▶ **Goal**
Can you transcribe every line exactly and leave the pictures behind?

*****

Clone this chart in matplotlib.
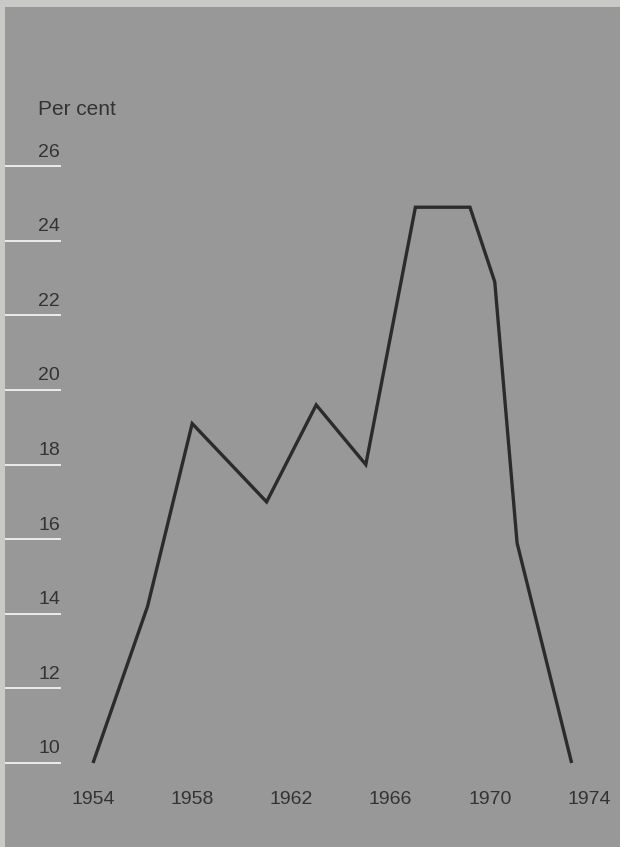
import numpy as np
import matplotlib
matplotlib.use("Agg")
import matplotlib.pyplot as plt

# ---------------
# Data
# ---------------

years = [1954, 1956.2, 1958, 1961, 1963, 1965, 1967, 1969.2, 1970.2, 1971.1, 1973.3]
per_cent = [10.0, 14.2, 19.1, 17.0, 19.6, 18.0, 24.9, 24.9, 22.9, 15.9, 10.0]

y_ticks = [10, 12, 14, 16, 18, 20, 22, 24, 26]
x_ticks = [1954, 1958, 1962, 1966, 1970, 1974]

# ---------------
# Style
# ---------------

paper = "#c9c9c7"
board = "#989898"
ink = "#2b2b2b"
text_col = "#333333"

plt.rcParams['font.family'] = ['Liberation Sans', 'DejaVu Sans']

W, H = 620, 847
fig = plt.figure(figsize=(W / 100, H / 100), dpi=100, facecolor=paper)

# axes cover the grey board (light strip left and top)
ax = fig.add_axes([5 / W, 0, 1 - 5 / W, 1 - 7 / H])
ax.set_facecolor(board)

# x: 1954 at 93 px, 24.8 px per year ; y: 10 at 763 px, 37.3 px per unit
ax.set_xlim(1954 - 88 / 24.8, 1954 + 527 / 24.8)
ax.set_ylim(10 - 84 / 37.3, 10 + 756 / 37.3)

for s in ax.spines.values():
    s.set_visible(False)
ax.set_xticks([])
ax.set_yticks([])

# white tick rules with labels sitting on top
for v in y_ticks:
    ax.axhline(v, xmin=0, xmax=55 / 615, color="#ececec", lw=1.4)
    ax.annotate(str(v), xy=(55 / 615, v), xycoords=('axes fraction', 'data'),
                xytext=(0, 4), textcoords='offset points',
                ha='right', va='bottom', fontsize=14, color=text_col)

ax.annotate("Per cent", xy=(33 / 615, 26), xycoords=('axes fraction', 'data'),
            xytext=(0, 34), textcoords='offset points',
            ha='left', va='bottom', fontsize=15, color=text_col)

for yr in x_ticks:
    ax.annotate(str(yr), xy=(yr, 10), xycoords='data',
                xytext=(0, -20), textcoords='offset points',
                ha='center', va='top', fontsize=14, color=text_col)

ax.plot(years, per_cent, color=ink, lw=2.4, solid_joinstyle='miter',
        solid_capstyle='butt')

fig.savefig("out.png", dpi=100, facecolor=paper)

*****

▶ **Response for this exercise**
Clone this chart in matplotlib.
import numpy as np
import matplotlib
matplotlib.use("Agg")
import matplotlib.pyplot as plt

# ---------------
# Data
# ---------------

years = [1954, 1956.2, 1958, 1961, 1963, 1965, 1967, 1969.2, 1970.2, 1971.1, 1973.3]
per_cent = [10.0, 14.2, 19.1, 17.0, 19.6, 18.0, 24.9, 24.9, 22.9, 15.9, 10.0]

y_ticks = [10, 12, 14, 16, 18, 20, 22, 24, 26]
x_ticks = [1954, 1958, 1962, 1966, 1970, 1974]

# ---------------
# Style
# ---------------

paper = "#c9c9c7"
board = "#989898"
ink = "#2b2b2b"
text_col = "#333333"

plt.rcParams['font.family'] = ['Liberation Sans', 'DejaVu Sans']

W, H = 620, 847
fig = plt.figure(figsize=(W / 100, H / 100), dpi=100, facecolor=paper)

# axes cover the grey board (light strip left and top)
ax = fig.add_axes([5 / W, 0, 1 - 5 / W, 1 - 7 / H])
ax.set_facecolor(board)

# x: 1954 at 93 px, 24.8 px per year ; y: 10 at 763 px, 37.3 px per unit
ax.set_xlim(1954 - 88 / 24.8, 1954 + 527 / 24.8)
ax.set_ylim(10 - 84 / 37.3, 10 + 756 / 37.3)

for s in ax.spines.values():
    s.set_visible(False)
ax.set_xticks([])
ax.set_yticks([])

# white tick rules with labels sitting on top
for v in y_ticks:
    ax.axhline(v, xmin=0, xmax=55 / 615, color="#ececec", lw=1.4)
    ax.annotate(str(v), xy=(55 / 615, v), xycoords=('axes fraction', 'data'),
                xytext=(0, 4), textcoords='offset points',
                ha='right', va='bottom', fontsize=14, color=text_col)

ax.annotate("Per cent", xy=(33 / 615, 26), xycoords=('axes fraction', 'data'),
            xytext=(0, 34), textcoords='offset points',
            ha='left', va='bottom', fontsize=15, color=text_col)

for yr in x_ticks:
    ax.annotate(str(yr), xy=(yr, 10), xycoords='data',
                xytext=(0, -20), textcoords='offset points',
                ha='center', va='top', fontsize=14, color=text_col)

ax.plot(years, per_cent, color=ink, lw=2.4, solid_joinstyle='miter',
        solid_capstyle='butt')

fig.savefig("out.png", dpi=100, facecolor=paper)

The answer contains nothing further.